The last few months have seen a welcome spurt of advancements in the market for blockchain timestamping. Almost forgotten now are the first-generation timestamping applications that simply take a PDF document and attach it to a tiny spend on the bitcoin blockchain, therefore, notarizing it forever. While there will always be an industry for notarizing documents, some smart entrepreneurs have figured out how to take this technology to the next level and find new applications for it, basically notarizing all kinds of things outside of the office, that couldn’t have easily been notarized before.
Uproov is an interesting new service that specializes in timestamping photos and video for all occasions. Get into a fender bender? Open your Uproov app and record the damage, all timestamped and provable in court. It’s very handy and would work great for many applications like officializing a marriage, signing a lease, or documenting the condition of a rental car or home at the time of check-in.
For the first time in history, it’s now possible to walk around all day collecting reliable, courtroom-ready evidence about every meal you eat, every word you say, every person you meet, and every event that happens around you.
However, It’s Block Notary’s other application that is charting new territory. Available now to financial institutions and other enterprise-level vendors for use with their customers, this new usage for blockchain timestamping technology makes it clear that there are many creative, new uses for this tech that we haven’t discovered yet.
Targeting credit card identity theft, Block Notary announced yesterday that they are offering a service that allows remote customer ID verifications. This service will allow any bank or vendor to safely accept new customers without them coming into an office, by video recording them speaking a script and showing their state-issued ID, then timestamping that video on the blockchain.
Block Notary's remote ID verification process
In their first deployment of the new application, Block Notary is helping their client onboard new customers without letting so many credit card scammers slip through the application process. The client, in this case, is the Russian payment provider Pay-Me, whose Point of Sale (PoS) terminals are a favorite target for credit card scammers to launder money with.
The Pay-me website claims to serve over 13,200 customers, and their card reader, which is itself a low-cost alternative to traditional card readers, takes Visa and MasterCard over the country’s most popular banking networks.
Before the Block Notary remote verification process, the choice for Pay-Me was either to allow the scammers to sign up just as easily as the legitimate customers, or force all customers to drive to their office and do the customer sign-ups in person.
“Recording a video of yourself during the registration process helps prevent fraud. As CEO, I’d like to make it as difficult as possible for criminals to use Pay-Me to conduct illegal activities.”
- Vladimir Kanin, Pay-Me CEO
Naturally, the in-person signups from customers around the huge Russian federation wouldn’t be very good for sales, so they’ve been putting up with the scammers taking advantage of their far more simple sign-up procedure until now.

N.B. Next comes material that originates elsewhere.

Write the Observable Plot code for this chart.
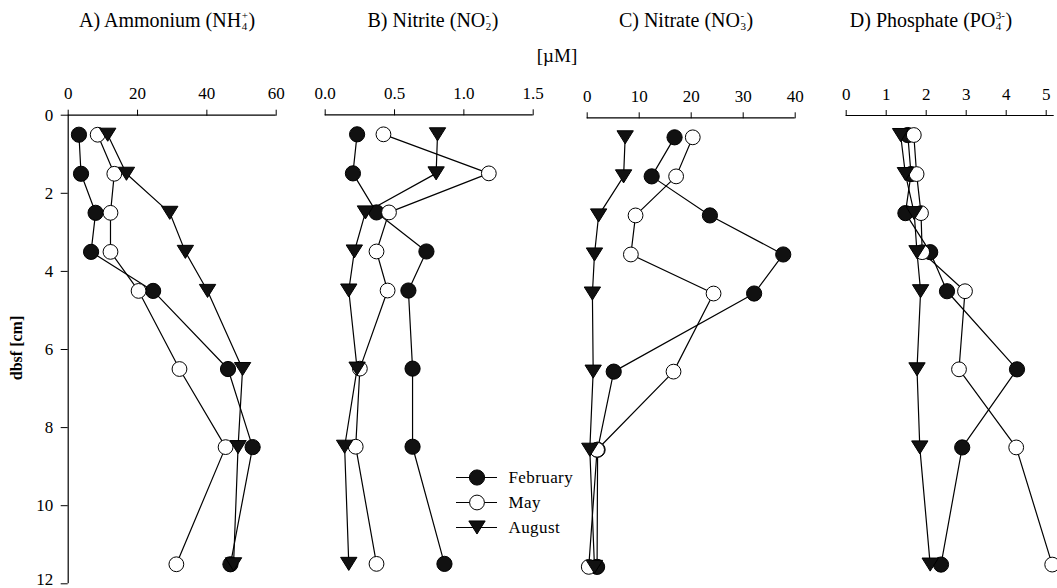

A 2015 report by the European Central Bank (ECB) on credit and debit card fraud states that the total value of fraudulent transactions conducted using cards issued within SEPA and acquired worldwide amounted to €1.44 billion in 2013.
66 percent of the value of that fraud resulted from card-not-present (CNP) payments, which are payments made via the internet, post or telephone, simply sending typeable card details online and processed elsewhere. This is best known as ‘identity theft,’ and it is precisely the problem that Block Notary has set out to stop.
Getting these card details is the easy part, especially in Russia. The black markets and dark web are practically overflowing with this data for sale. Once the scammer has their victim’s details, they can either take it to an ATM machine or use a Point of Sale (PoS) terminal to turn that data into cash. It turns out that about more of this fraud is cashed out at PoS terminals than at ATMs, making the most popular method to cash out being to first sign up as a vendor and get a PoS terminal themselves.
With the new process from Block Notary, Pay-me’s customers can sign up for their PoS merchant accounts and show in full, time-stamped security, their faces, ID cards, voice, and every bit as much documentation from the comfort of their own homes as they could in person. No one is making a guess yet about the amount of identity theft this could stop, but it is likely to be significant, and hopefully spread to other merchant processors quickly.
Other uses for remote ID verification exist everywhere in the business world. Even within the bitcoin industry, lenders like BTCJam could use such a service to stop scammers trying to take out loans with no plan to pay them back.
An obvious mainstream use for Block Notary would be for signing up new banking customers remotely. Most banks will only let new users open an account of some kind while sitting there in person with them. Estonia’s e-Residents know this fact all too well: They were able to sign up to be a resident of Estonia remotely, but to get a bank account in Estonia they still have to travel there in person and have a “face-to-face” meeting at a local bank.
This made starting a business for the 500 plus e-Residents that run an Estonian business an expensive ordeal, so having a way to remotely verify ID like this could be a game-changer, allowing many new businesses to flourish in the tech-centric country.
However, if there has to be a first use case to showcase the good that this technology offers, fighting Russian credit card scammers is probably as good as it gets. Russia is somewhat special in the world for having a high concentration of credit card identity thieves. With any luck, this example will be very visible and blockchain timestamping will catch on across most industries overnight because of it.